- **Dataset extract**
>> begin
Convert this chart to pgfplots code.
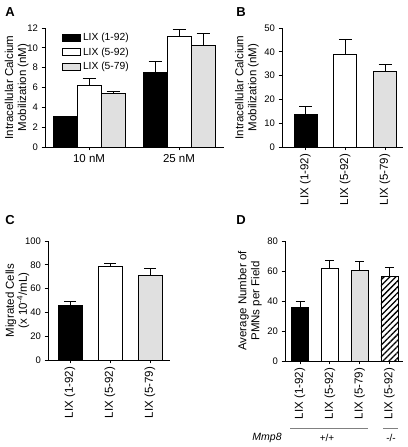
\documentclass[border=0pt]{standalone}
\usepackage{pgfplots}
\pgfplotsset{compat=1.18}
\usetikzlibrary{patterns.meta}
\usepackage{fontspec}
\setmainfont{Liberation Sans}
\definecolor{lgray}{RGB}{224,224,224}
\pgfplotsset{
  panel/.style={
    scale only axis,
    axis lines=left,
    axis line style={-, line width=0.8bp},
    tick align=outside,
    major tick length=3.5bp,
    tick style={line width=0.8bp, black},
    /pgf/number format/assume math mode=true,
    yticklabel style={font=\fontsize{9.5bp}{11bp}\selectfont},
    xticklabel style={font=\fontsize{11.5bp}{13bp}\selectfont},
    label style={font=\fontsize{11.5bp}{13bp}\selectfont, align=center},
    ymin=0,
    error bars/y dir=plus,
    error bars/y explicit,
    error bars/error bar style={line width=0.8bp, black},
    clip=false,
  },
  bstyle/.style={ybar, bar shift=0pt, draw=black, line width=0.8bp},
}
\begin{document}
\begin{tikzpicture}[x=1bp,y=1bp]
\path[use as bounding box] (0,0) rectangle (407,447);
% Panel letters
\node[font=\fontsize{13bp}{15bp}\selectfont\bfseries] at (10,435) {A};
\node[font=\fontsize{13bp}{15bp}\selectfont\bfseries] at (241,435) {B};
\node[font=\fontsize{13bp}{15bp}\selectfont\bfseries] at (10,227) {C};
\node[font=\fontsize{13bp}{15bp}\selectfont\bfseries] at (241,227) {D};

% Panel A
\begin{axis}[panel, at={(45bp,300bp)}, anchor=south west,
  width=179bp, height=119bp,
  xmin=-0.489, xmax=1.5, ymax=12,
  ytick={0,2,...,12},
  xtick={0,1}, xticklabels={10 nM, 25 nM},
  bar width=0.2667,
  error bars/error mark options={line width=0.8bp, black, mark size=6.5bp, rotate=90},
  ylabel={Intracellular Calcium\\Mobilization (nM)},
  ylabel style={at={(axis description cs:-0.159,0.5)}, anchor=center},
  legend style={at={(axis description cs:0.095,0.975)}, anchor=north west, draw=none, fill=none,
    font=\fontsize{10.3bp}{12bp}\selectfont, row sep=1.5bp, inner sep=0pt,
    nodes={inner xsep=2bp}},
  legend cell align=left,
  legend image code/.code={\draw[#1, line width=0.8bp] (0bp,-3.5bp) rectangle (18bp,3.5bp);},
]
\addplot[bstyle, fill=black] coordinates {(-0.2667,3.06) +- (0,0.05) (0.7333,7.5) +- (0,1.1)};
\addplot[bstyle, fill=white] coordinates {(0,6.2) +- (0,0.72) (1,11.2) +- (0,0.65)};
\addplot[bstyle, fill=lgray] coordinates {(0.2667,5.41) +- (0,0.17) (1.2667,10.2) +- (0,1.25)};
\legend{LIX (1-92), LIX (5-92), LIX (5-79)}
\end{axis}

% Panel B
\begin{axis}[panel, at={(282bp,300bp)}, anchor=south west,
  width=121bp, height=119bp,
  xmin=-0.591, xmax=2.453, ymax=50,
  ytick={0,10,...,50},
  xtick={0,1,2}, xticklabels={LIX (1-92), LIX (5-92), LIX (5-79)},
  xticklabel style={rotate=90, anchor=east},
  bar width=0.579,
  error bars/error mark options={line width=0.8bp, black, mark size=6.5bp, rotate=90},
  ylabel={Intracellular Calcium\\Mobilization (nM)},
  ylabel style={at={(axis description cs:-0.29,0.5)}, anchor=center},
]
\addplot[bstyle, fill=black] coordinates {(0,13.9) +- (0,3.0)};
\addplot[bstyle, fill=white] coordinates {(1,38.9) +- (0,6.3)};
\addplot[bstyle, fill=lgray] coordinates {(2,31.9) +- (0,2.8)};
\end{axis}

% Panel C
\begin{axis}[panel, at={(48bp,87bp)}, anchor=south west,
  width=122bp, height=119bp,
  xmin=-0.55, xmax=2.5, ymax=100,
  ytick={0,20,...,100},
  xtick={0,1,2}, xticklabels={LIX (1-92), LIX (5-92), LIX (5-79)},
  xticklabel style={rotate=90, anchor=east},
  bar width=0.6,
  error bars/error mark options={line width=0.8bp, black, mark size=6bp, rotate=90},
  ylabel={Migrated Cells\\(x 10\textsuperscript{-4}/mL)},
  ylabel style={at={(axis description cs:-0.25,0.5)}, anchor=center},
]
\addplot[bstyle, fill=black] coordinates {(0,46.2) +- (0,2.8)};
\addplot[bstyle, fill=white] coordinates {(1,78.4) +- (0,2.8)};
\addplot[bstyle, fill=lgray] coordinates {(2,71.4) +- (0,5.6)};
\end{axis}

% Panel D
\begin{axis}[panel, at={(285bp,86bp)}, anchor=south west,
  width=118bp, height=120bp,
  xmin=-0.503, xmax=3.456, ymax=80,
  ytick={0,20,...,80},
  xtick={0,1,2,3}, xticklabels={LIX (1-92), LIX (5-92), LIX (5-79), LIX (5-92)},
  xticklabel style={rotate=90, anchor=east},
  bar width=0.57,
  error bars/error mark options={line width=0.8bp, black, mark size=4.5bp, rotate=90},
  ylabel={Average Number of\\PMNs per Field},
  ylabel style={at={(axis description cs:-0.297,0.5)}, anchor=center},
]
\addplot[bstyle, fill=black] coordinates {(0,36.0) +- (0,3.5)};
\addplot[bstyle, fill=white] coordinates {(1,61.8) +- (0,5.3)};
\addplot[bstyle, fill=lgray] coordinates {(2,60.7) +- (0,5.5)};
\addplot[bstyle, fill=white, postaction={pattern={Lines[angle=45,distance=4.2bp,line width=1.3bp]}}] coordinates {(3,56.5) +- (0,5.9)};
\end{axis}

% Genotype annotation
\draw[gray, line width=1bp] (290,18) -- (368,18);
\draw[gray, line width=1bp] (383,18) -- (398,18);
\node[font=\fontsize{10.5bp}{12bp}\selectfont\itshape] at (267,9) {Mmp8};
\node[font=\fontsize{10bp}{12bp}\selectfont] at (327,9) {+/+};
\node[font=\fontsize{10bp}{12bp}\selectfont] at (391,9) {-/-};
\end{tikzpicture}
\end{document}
>> end
- **Task brief**
Reply with the number of lines in the data that include the string "code" and nothing else.

- **Task response**
2